White also said the company is working on a refreshed marketing strategy aimed at adapting to what Gen Z seeks in a business opportunity, including changes in marketing language and onboarding, without requiring an overhaul of the company’s model.

In addition, White said he has formed an AI task force to explore how the company can use artificial intelligence within its broader strategy. He said early implementations have focused on automating rote tasks to save money, with continued work on “transformational ideas” aimed at competing in both retail and direct-to-consumer channels.

In the Q&A, management said it is speaking with banks and other potential providers about establishing a new banking relationship and possibly a credit line, adding that the company is currently “okay” from a cash-position standpoint and hopes to have something in place within the next few months.

White also addressed a question about the company’s 17-acre tract of excess land next to the former Hilti Complex, saying the company is currently holding it and considering options, including development, a sale, or developing it while retaining ownership.
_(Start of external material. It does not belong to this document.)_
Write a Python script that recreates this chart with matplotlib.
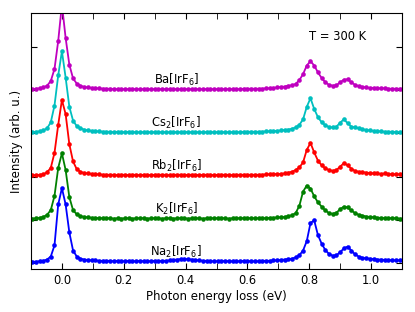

He said recent inquiries have increased, but a proposal received did not offer a return he found attractive.

Management said it expects to provide an additional update on its banking relationship and growth plan on a future call, with White telling participants the company would “talk again in May.”

About Educational Development (NASDAQ:EDUC)

Educational Development Corporation, through its subsidiaries, engages in the direct marketing and digital retailing of educational and inspirational reading materials, including books, Bibles, devotionals, and related gift items. The company’s product portfolio extends to children’s literature, music, and home décor, targeting consumers in the faith-based and human-interest segments. Products are sold under proprietary brands across multiple online and catalog platforms.

Central to the company’s operations are its e-commerce websites and print catalogs, which support both retail and wholesale distribution channels.